Now, nearly four years later, the story continues to smoulder at city hall and many questions remain unanswered, documents remain secret, and it seems that even through the legal, legislated means, residents are unable to get the answers they are entitled to.
Requests for information surrounding the purchase of 199 Wentworth Street East and any communications between staff members at the time continue to be met with fees reaching into the thousands of dollars. The Oshawa Express has received more than one estimate citing $11,000 or more to retrieve information.
The common cause of the egregious cost is the fact that the server upon which this information sits is no longer in existence and would need to be rebuilt by professionals in order to be found.
Now, a resident does have avenues to take if they think the city isn’t doing enough to find the information, as the Information and Privacy Commissioner is available to look into such matters. However, taking this route, one may not pay with cash, but they certainly pay with their time. The arbitration and adjudication process through the IPC can take months, and sometimes years before the information is finally released.
It all seems too much, and one can only imagine the legal costs for the city to handle these lengthy appeals to the IPC, which numbered 11 in the last year.
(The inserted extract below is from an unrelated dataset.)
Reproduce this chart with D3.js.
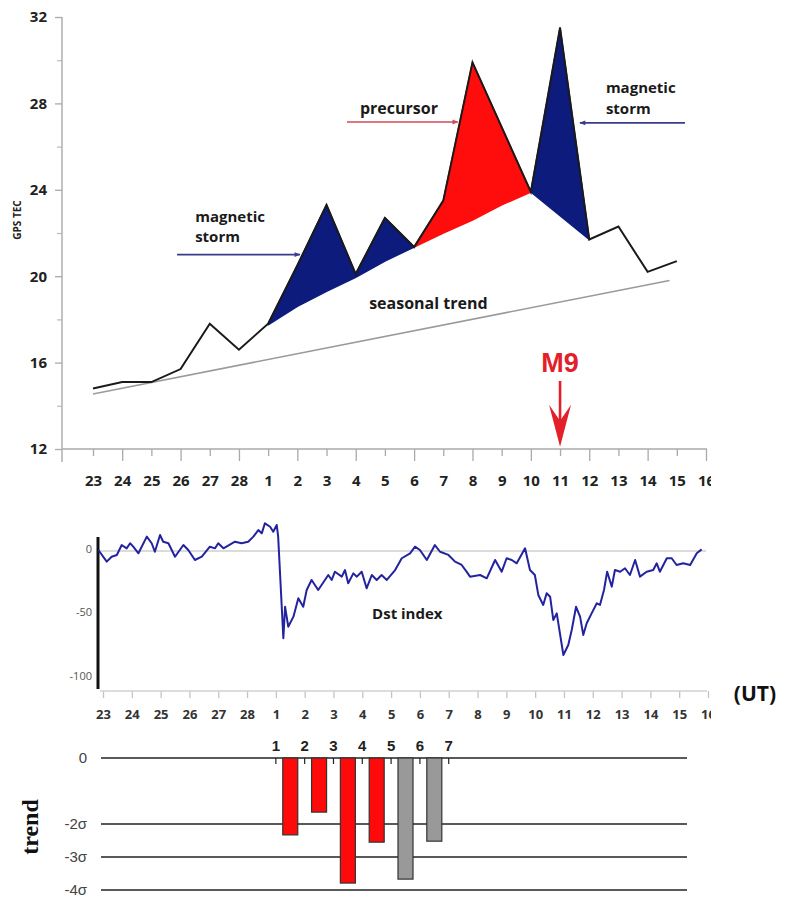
<!DOCTYPE html>
<html><head><meta charset="utf-8">
<script src="https://cdn.jsdelivr.net/npm/d3@7/dist/d3.min.js"></script>
<style>
html,body{margin:0;padding:0;background:#fff;}
svg{display:block;}
</style></head>
<body>
<script>
// ---------- DATA ----------
const dayLabels = ["23","24","25","26","27","28","1","2","3","4","5","6","7","8","9","10","11","12","13","14","15","16"];
const tecValues = [14.8,15.1,15.1,15.7,17.8,16.6,17.8,20.5,23.3,20.1,22.7,21.35,23.5,29.9,26.9,23.9,31.5,21.7,22.3,20.2,20.7];
const baseStart = 6;
const baseValues = [17.75,18.6,19.3,19.95,20.7,21.35,22.0,22.6,23.3,23.9,22.8,21.7];
const fillStart = [6,11,15];
const fillEnd   = [11,15,17];
const fillKind  = ["storm","precursor","storm"];
const trendIdx  = [0,19.75];
const trendVals = [14.55,19.8];
const tecTicks = [12,16,20,24,28,32];
const tecMinorTicks = [14,18,22,26,30];

// Dst index: time in days after the "23" tick, value in nT
const dstT = [-0.16,0.13,0.30,0.48,0.65,0.82,0.94,1.05,1.23,1.52,1.69,1.80,1.98,2.09,2.27,2.50,2.79,2.96,3.19,3.43,3.71,3.89,4.00,4.18,4.58,4.81,5.04,5.22,5.39,5.51,5.62,5.80,5.91,6.03,6.08,6.26,6.32,6.43,6.61,6.78,6.95,7.07,7.24,7.47,7.82,7.94,8.05,8.29,8.40,8.51,8.69,8.81,8.98,9.15,9.33,9.50,9.67,9.85,10.14,10.37,10.66,10.83,11.00,11.24,11.52,11.70,11.99,12.22,12.45,12.62,12.74,13.09,13.32,13.61,13.84,14.01,14.19,14.36,14.65,14.82,14.99,15.11,15.28,15.40,15.52,15.63,15.75,15.98,16.15,16.27,16.42,16.56,16.67,16.79,16.96,17.14,17.25,17.39,17.50,17.66,17.77,17.95,18.12,18.29,18.47,18.64,18.87,19.10,19.22,19.33,19.57,19.74,19.91,20.14,20.38,20.61,20.78];
const dstV = [0.8,-8.4,-4.5,-3.1,4.7,2.1,6.1,3.4,-1.8,11.3,6.1,-0.6,12.6,7.3,6.1,-4.5,4.7,0.8,-7.1,-4.5,3.4,2.1,6.1,2.1,7.3,6.1,7.3,11.3,16.5,13.9,21.8,19.1,15.2,20.5,11.3,-68.7,-43.9,-59.6,-51.7,-37.2,-43.9,-30.7,-22.8,-30.7,-18.9,-22.8,-16.3,-20.2,-15.0,-25.4,-17.6,-20.2,-16.3,-29.4,-18.9,-22.8,-18.9,-22.8,-15.0,-5.7,-1.8,3.4,0.8,-7.1,4.7,-0.6,-3.1,-8.4,-11.0,-16.3,-20.2,-18.9,-21.5,-7.1,-16.3,-5.7,-7.1,-9.7,2.1,-15.0,-18.9,-34.6,-42.5,-33.3,-36.0,-54.3,-49.1,-81.9,-74.0,-62.2,-43.9,-51.7,-66.1,-56.9,-49.1,-41.2,-42.5,-30.7,-16.3,-28.1,-15.0,-16.3,-13.6,-18.9,-7.1,-20.2,-16.3,-15.0,-9.7,-16.3,-5.7,-5.7,-11.0,-9.7,-11.0,-1.8,1.3];
const dstTicks = [0,-50,-100];
const dstTickLabels = ["0","-50","-100"];

const barNumbers = ["1","2","3","4","5","6","7"];
const barValues = [-2.33,-1.64,-3.79,-2.55,-3.67,-2.52];
const barKinds  = ["red","red","red","red","gray","gray"];
const sigmaTicks = [0,-2,-3,-4];
const sigmaLabels = ["0","-2σ","-3σ","-4σ"];

// ---------- SETUP ----------
const W = 789, H = 897;
const svg = d3.select("body").append("svg").attr("width",W).attr("height",H);
svg.append("rect").attr("width",W).attr("height",H).attr("fill","#fff");
const FONT = "'Open Sans', 'DejaVu Sans', sans-serif";
const NAVY = "#0d1b7d", RED = "#ff0d0d";

const defs = svg.append("defs");
defs.append("clipPath").attr("id","clipR").append("rect").attr("x",0).attr("y",0).attr("width",711).attr("height",H);
function marker(id, color){
  defs.append("marker").attr("id",id).attr("viewBox","0 0 10 10").attr("refX",9).attr("refY",5)
    .attr("markerWidth",8).attr("markerHeight",6).attr("markerUnits","userSpaceOnUse").attr("orient","auto")
    .append("path").attr("d","M0,1 L10,5 L0,9 Z").attr("fill",color);
}
marker("arrNavy","#3b3b8c");
marker("arrRed","#d24a5a");

// ---------- TOP PANEL ----------
const xTop = d3.scaleLinear().domain([0,21]).range([93,706]);
const yTop = d3.scaleLinear().domain([12,32]).range([449,17]);
const topG = svg.append("g");

const yAx = topG.append("g").attr("transform",`translate(62,0)`)
  .call(d3.axisLeft(yTop).tickValues(tecTicks).tickSize(7).tickSizeOuter(0).tickPadding(8).tickFormat(d3.format("d")));
yAx.select(".domain").remove();
yAx.selectAll("line").attr("stroke","#aaa").attr("stroke-width",1.3);
yAx.selectAll("text").attr("font-family",FONT).attr("font-weight","bold").attr("font-size",15).attr("fill","#222");
const yAxMin = topG.append("g").attr("transform",`translate(62,0)`)
  .call(d3.axisLeft(yTop).tickValues(tecMinorTicks).tickSize(5).tickSizeOuter(0).tickFormat(""));
yAxMin.select(".domain").remove();
yAxMin.selectAll("line").attr("stroke","#bbb").attr("stroke-width",1.2);
topG.append("line").attr("x1",62).attr("x2",62).attr("y1",yTop(32)).attr("y2",yTop(12)+13).attr("stroke","#aaa").attr("stroke-width",1.4);

const xAx = topG.append("g").attr("transform",`translate(0,${yTop(12)})`).attr("clip-path","url(#clipR)")
  .call(d3.axisBottom(xTop).tickValues(d3.range(dayLabels.length)).tickFormat(i=>dayLabels[i]).tickSize(8).tickSizeOuter(0).tickPadding(18));
xAx.select(".domain").remove();
xAx.selectAll("line").attr("stroke","#aaa").attr("stroke-width",1.3).attr("y2",(d,i)=> i%2 ? 12 : 7);
xAx.selectAll("text").attr("font-family",FONT).attr("font-weight","bold").attr("font-size",15).attr("fill","#222");
topG.append("line").attr("x1",62).attr("x2",707).attr("y1",yTop(12)).attr("y2",yTop(12)).attr("stroke","#aaa").attr("stroke-width",1.4);

topG.append("path").datum(trendIdx.map((d,i)=>[d,trendVals[i]]))
  .attr("d",d3.line().x(d=>xTop(d[0])).y(d=>yTop(d[1])))
  .attr("fill","none").attr("stroke","#9a9a9a").attr("stroke-width",1.6);

const area = d3.area().x(d=>xTop(d.i)).y0(d=>yTop(d.b)).y1(d=>yTop(d.v));
fillStart.forEach((s,k)=>{
  const pts = d3.range(s, fillEnd[k]+1).map(i=>({i, v:tecValues[i], b:baseValues[i-baseStart]}));
  const c = fillKind[k]==="storm" ? NAVY : RED;
  topG.append("path").datum(pts).attr("d",area).attr("fill",c).attr("stroke",c).attr("stroke-width",1.5).attr("stroke-linejoin","round");
});

topG.append("path").datum(tecValues.map((v,i)=>[i,v]))
  .attr("d",d3.line().x(d=>xTop(d[0])).y(d=>yTop(d[1])))
  .attr("fill","none").attr("stroke","#1a1a1a").attr("stroke-width",2).attr("stroke-linejoin","miter");

function txt(g,x,y,s,opt={}){
  return g.append("text").attr("x",x).attr("y",y).text(s)
    .attr("font-family",opt.font||FONT).attr("font-weight",opt.weight||"bold")
    .attr("font-size",opt.size||16).attr("fill",opt.fill||"#1a1a1a")
    .attr("text-anchor",opt.anchor||"start").attr("dominant-baseline","central");
}
txt(topG, xTop(3.5), yTop(22.8), "magnetic",{size:15});
txt(topG, xTop(3.5), yTop(21.85), "storm",{size:15});
topG.append("line").attr("x1",xTop(2.88)).attr("x2",xTop(7.09)).attr("y1",yTop(21)).attr("y2",yTop(21))
  .attr("stroke","#3b3b8c").attr("stroke-width",1.6).attr("marker-end","url(#arrNavy)");
txt(topG, xTop(10.48), yTop(27.8), "precursor",{anchor:"middle"});
topG.append("line").attr("x1",xTop(8.7)).attr("x2",xTop(12.5)).attr("y1",yTop(27.14)).attr("y2",yTop(27.14))
  .attr("stroke","#d24a5a").attr("stroke-width",1.6).attr("marker-end","url(#arrRed)");
txt(topG, xTop(17.57), yTop(28.75), "magnetic",{size:15});
txt(topG, xTop(17.57), yTop(27.8), "storm",{size:15});
topG.append("line").attr("x1",xTop(20.28)).attr("x2",xTop(16.68)).attr("y1",yTop(27.1)).attr("y2",yTop(27.1))
  .attr("stroke","#3b3b8c").attr("stroke-width",1.6).attr("marker-end","url(#arrNavy)");
txt(topG, xTop(9.46), yTop(18.76), "seasonal trend");

topG.append("text").attr("transform",`translate(17,${yTop(22.6)}) rotate(-90)`).text("GPS TEC")
  .attr("font-family",FONT).attr("font-weight","bold").attr("font-size",10).attr("fill","#222")
  .attr("text-anchor","middle").attr("dominant-baseline","central");

const mx = xTop(16);
txt(topG, mx, yTop(15.98), "M9",{anchor:"middle",size:27,fill:"#e3202a",font:"'Liberation Sans Narrow','Liberation Sans',Arial,sans-serif"});
const tipY = yTop(12.1), shaftTop = yTop(15.15);
topG.append("line").attr("x1",mx).attr("x2",mx).attr("y1",shaftTop).attr("y2",tipY-12).attr("stroke","#e3202a").attr("stroke-width",2.6);
topG.append("path").attr("d",`M${mx},${tipY} L${mx-11},${tipY-42} L${mx},${tipY-26} L${mx+11},${tipY-42} Z`).attr("fill","#e3202a");

// ---------- DST PANEL ----------
const xDst = d3.scaleLinear().domain([0,21]).range([103,708]);
const yDst = d3.scaleLinear().domain([0,-100]).range([551,678]);
const dst = svg.append("g");
dst.append("line").attr("x1",98).attr("x2",706).attr("y1",yDst(0)).attr("y2",yDst(0)).attr("stroke","#cfcfcf").attr("stroke-width",1.5);
const dyAx = dst.append("g").attr("transform","translate(92,-2.5)")
  .call(d3.axisLeft(yDst).tickValues(dstTicks).tickSize(0).tickPadding(0).tickFormat((d,i)=>dstTickLabels[i]));
dyAx.select(".domain").remove();
dyAx.selectAll("text").attr("font-family",FONT).attr("font-size",11).attr("fill","#555");
dst.append("line").attr("x1",98).attr("x2",98).attr("y1",537).attr("y2",689).attr("stroke","#111").attr("stroke-width",3);

const dxAx = dst.append("g").attr("transform","translate(0,691)").attr("clip-path","url(#clipR)")
  .call(d3.axisBottom(xDst).tickValues(d3.range(dayLabels.length)).tickFormat(i=>dayLabels[i]).tickSize(7).tickSizeOuter(0).tickPadding(12));
dxAx.select(".domain").remove();
dxAx.selectAll("line").attr("stroke","#c4c4c4").attr("stroke-width",1.3);
dxAx.selectAll("text").attr("font-family",FONT).attr("font-weight","bold").attr("font-size",13).attr("fill","#333");
dst.append("line").attr("x1",100).attr("x2",707).attr("y1",691).attr("y2",691).attr("stroke","#d0d0d0").attr("stroke-width",1.3);

dst.append("path").datum(dstT.map((t,i)=>[t,dstV[i]]))
  .attr("d",d3.line().x(d=>xDst(d[0])).y(d=>yDst(d[1])))
  .attr("fill","none").attr("stroke","#2323a0").attr("stroke-width",2).attr("stroke-linejoin","round");

txt(dst, xDst(9.34), yDst(-48.8), "Dst index",{size:15});
txt(svg, 755, 693, "(UT)",{anchor:"middle",size:21,fill:"#111"});

// ---------- BAR PANEL ----------
const ySig = d3.scaleLinear().domain([0,-4]).range([758,890]);
const bars = svg.append("g");
const gAx = bars.append("g").attr("transform","translate(87,0)")
  .call(d3.axisLeft(ySig).tickValues(sigmaTicks).tickSize(0).tickPadding(0).tickFormat((d,i)=>sigmaLabels[i]));
gAx.select(".domain").remove();
gAx.selectAll("text").attr("font-family","'Liberation Sans',Arial,sans-serif").attr("font-size",15).attr("fill","#444");
bars.selectAll("line.grid").data(sigmaTicks).join("line").attr("class","grid")
  .attr("x1",101).attr("x2",687).attr("y1",d=>ySig(d)).attr("y2",d=>ySig(d))
  .attr("stroke","#222").attr("stroke-width",1.6);
bars.selectAll("line.tk").data(barNumbers).join("line").attr("class","tk")
  .attr("x1",(d,i)=>xDst(6+i)).attr("x2",(d,i)=>xDst(6+i)).attr("y1",ySig(0)).attr("y2",ySig(0)+6)
  .attr("stroke","#222").attr("stroke-width",1.2);
bars.selectAll("text.num").data(barNumbers).join("text").attr("class","num")
  .attr("x",(d,i)=>xDst(6+i)).attr("y",745).text(d=>d)
  .attr("font-family","'Liberation Sans',Arial,sans-serif").attr("font-weight","bold").attr("font-size",15).attr("fill","#222")
  .attr("text-anchor","middle").attr("dominant-baseline","central");
bars.selectAll("rect.bar").data(barValues).join("rect").attr("class","bar")
  .attr("x",(d,i)=>xDst(6+i+0.5)-7.5).attr("width",15)
  .attr("y",ySig(0)).attr("height",d=>ySig(d)-ySig(0))
  .attr("fill",(d,i)=>barKinds[i]==="red" ? "#ff0a0a" : "#999999")
  .attr("stroke","#333").attr("stroke-width",1.2);

bars.append("text").attr("transform",`translate(30,827) rotate(-90)`).text("trend")
  .attr("font-family","'Liberation Serif','Times New Roman',serif").attr("font-weight","bold").attr("font-size",24).attr("fill","#111")
  .attr("text-anchor","middle").attr("dominant-baseline","central");
</script>
</body></html>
Council will return for their fall session in a few short weeks. In fact, the first committee meetings will be only eight short days after the four-year anniversary of that fateful council meeting on September 3, 2013. A meeting that involved undercover police, residents dragged away bloody and in handcuffs, and saw council’s watchdog fired.
Fixing the city’s broken records management scheme should be made a top priority moving forward. The review has been ongoing for years, despite the fact that it was meant to be completed in 2015.
It is here that the real problem lies. If the city is able to completely erase documents pertaining to one of the most controversial purchases in the city’s history, something is not right.
In those first committee meetings council should ask for an update on this ongoing review, and make sure staff has put this item at the top of its priority list.